Comparative Molecular Genetics of SBP-box Genes
SBP-Box Genes: A Family of Plant-Specific Transcription Factors
SBP-box genes, which are the central interest of the group, code for transcription factors that are ubiquitous in photosynthetic organisms ranging from algae to trees. Plants generally display remarkable developmental plasticity. However, the degree of phenotypic variation in different environments remains limited by developmental homeostasis. Recent studies indicate that SBP-box genes play central roles in controlling certain homeostatic processes. SBP-box genes seem not only to be involved in maintaining, but also in overcoming, the limits imposed by homeostasis as required to allow developmental phase changes.
In the short term, the unique opportunities for reverse genetics offered by the model species Arabidopsis thaliana are being exploited to assign functions to SBP-box genes, (known in Arabidopsis as SPL genes), and to integrate them in regulatory networks. In the long term, comparative genetics of SBP-box genes should contribute to a better understanding of the molecular, genetic and evolutionary mechanisms that drive plant diversification and distribution in relation to ecological factors.
Acting at the interphase between homeostasis and phase change, SBP-box genes may lead to better understanding plant diversification.
SBP-box Genes and the Vegetative to Reproductive Phase Change
In recent years, numerous small RNAs, known as microRNAs, have emerged as important regulatory components in different aspects of plant development. In Arabidopsis, eleven out of the seventeen SPL genes are targeted by the microRNA miR156. The interaction also found in the moss Physcomitrella and thus reflects an evolutionary ancient feature. In Arabidopsis, this interplay has turned out to be highly relevant for shoot maturation and flowering. In these developmental processes, several miR156 targeted SPL genes act redundantly in controlling the juvenile-to-adult phase transition, which renders plants sensitive to photoperiodic induction of flowering. Disruption of particular SPL genes prolongs the juvenile phase, whereas precocious expression of others cause early flowering. Ongoing research seeks to link these SBP-box genes to known flowering pathways.
SBP-box Genes and Fertility
Not all SBP-box genes in Arabidopsis are under the control of miR156. One of these, the SBP-box gene SPL8, has been found to exert its function within the reproductive organs of the flower. In particular, spl8 mutant flowers produce less pollen and set less seed. SPL8 expression is associated with the differentiation of the sporogenic tissues in the anthers, possibly in response to the plant hormone gibberellin. How SPL8 affects sporogenesis and why spl8 mutants are not completely sterile is currently being investigated as part of a project supported by the DFG.

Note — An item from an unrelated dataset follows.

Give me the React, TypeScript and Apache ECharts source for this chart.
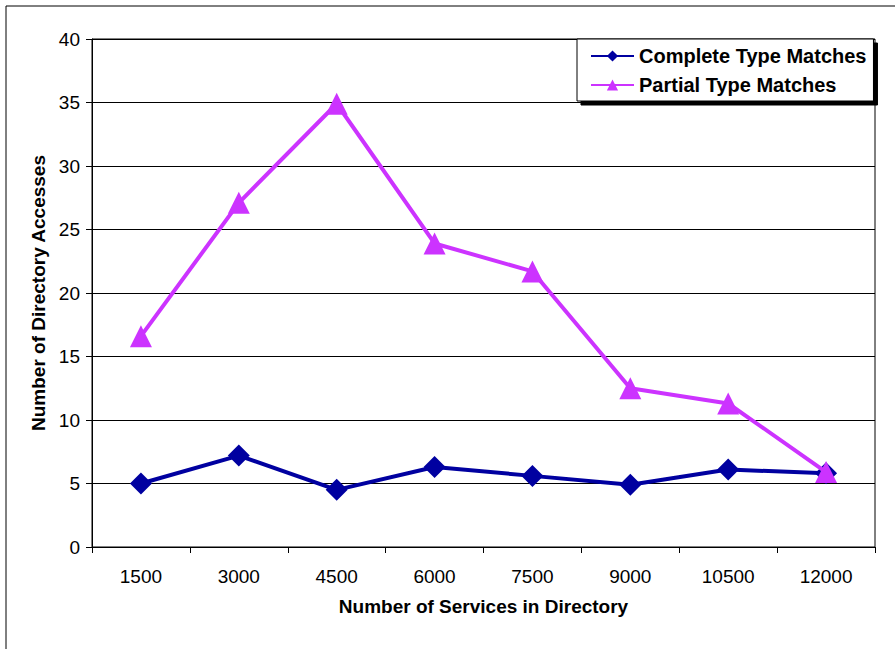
import React, { useEffect, useRef } from "react";
import * as echarts from "echarts";

const categories = ["1500", "3000", "4500", "6000", "7500", "9000", "10500", "12000"];
const completeMatches = [5.0, 7.2, 4.5, 6.3, 5.6, 4.9, 6.1, 5.8];
const partialMatches = [16.6, 27.1, 34.9, 23.9, 21.7, 12.5, 11.3, 5.9];
const seriesNames = ["Complete Type Matches", "Partial Type Matches"];

export default function App() {
  const ref = useRef<HTMLDivElement>(null);
  useEffect(() => {
    document.body.style.margin = "0";
    const chart = echarts.init(ref.current!, null, { renderer: "svg" });
    const font = "Liberation Sans, Arial, sans-serif";
    chart.setOption({
      animation: false,
      backgroundColor: "#fff",
      textStyle: { fontFamily: font },
      grid: {
        left: 92,
        top: 39,
        right: 20,
        bottom: 102,
        show: true,
        borderColor: "#000",
        borderWidth: 1,
      },
      graphic: [
        {
          type: "rect",
          shape: { x: 6, y: 6, width: 950, height: 700 },
          style: { fill: "none", stroke: "#000", lineWidth: 1 },
          silent: true,
          z: -1,
        },
      ],
      legend: {
        left: 577,
        top: 39,
        orient: "vertical",
        itemGap: 9,
        itemWidth: 43,
        itemHeight: 14,
        padding: [7, 7, 6, 13],
        backgroundColor: "#fff",
        borderColor: "#000",
        borderWidth: 1,
        shadowColor: "#000",
        shadowBlur: 0,
        shadowOffsetX: 4,
        shadowOffsetY: 4,
        textStyle: { fontFamily: font, fontSize: 20, fontWeight: "bold", color: "#000" },
        data: seriesNames,
      },
      xAxis: {
        type: "category",
        data: categories,
        boundaryGap: true,
        name: "Number of Services in Directory",
        nameLocation: "middle",
        nameGap: 50,
        nameTextStyle: { fontFamily: font, fontSize: 19, fontWeight: "bold", color: "#000" },
        axisLine: { lineStyle: { color: "#000", width: 1 } },
        axisTick: { show: true, length: 6, inside: false, lineStyle: { color: "#000" } },
        axisLabel: { fontFamily: font, fontSize: 19, color: "#000", margin: 20 },
        splitLine: { show: false },
      },
      yAxis: {
        type: "value",
        min: 0,
        max: 40,
        interval: 5,
        name: "Number of Directory Accesses",
        nameLocation: "middle",
        nameGap: 44,
        nameTextStyle: { fontFamily: font, fontSize: 19, fontWeight: "bold", color: "#000" },
        axisLine: { show: true, lineStyle: { color: "#000", width: 1 } },
        axisTick: { show: true, length: 6, lineStyle: { color: "#000" } },
        axisLabel: { fontFamily: font, fontSize: 19, color: "#000", margin: 12 },
        splitLine: { show: true, lineStyle: { color: "#000", width: 1 } },
      },
      series: [
        {
          name: seriesNames[0],
          type: "line",
          data: completeMatches,
          symbol: "diamond",
          symbolSize: 22,
          lineStyle: { color: "#0000A0", width: 4 },
          itemStyle: { color: "#0000A0" },
          z: 3,
        },
        {
          name: seriesNames[1],
          type: "line",
          data: partialMatches,
          symbol: "triangle",
          symbolSize: 22,
          lineStyle: { color: "#CC33FF", width: 4 },
          itemStyle: { color: "#CC33FF" },
          z: 4,
        },
      ],
    });
    return () => chart.dispose();
  }, []);
  return <div ref={ref} style={{ width: 895, height: 649 }} />;
}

SBP-box Genes and Copper homeostasis
Unlike SPL8 and the miR156 controlled SPL genes, the remaining SPL genes are more deeply conserved within green plants and expressed constitutively and in a wider range of tissues. In the single-celled alga Chlamydomonas, a key factor in nutritional copper signalling has been identified as a member of this subfamily of SBP-box genes. More recently, a homologous Arabidopsis gene, SPL7, was also found to play a central role in copper homeostasis. In collaboration with other groups specialized in the study of metal homeostasis, spl7 mutants are currently exploited to study plant growth under limiting copper availability.
Comparative studies will reveal whether the control over homeostatic responses and the regulation of growth transitions are common themes in SBP-box gene function in the plant kingdom, and whether they represent two sides of the same coin.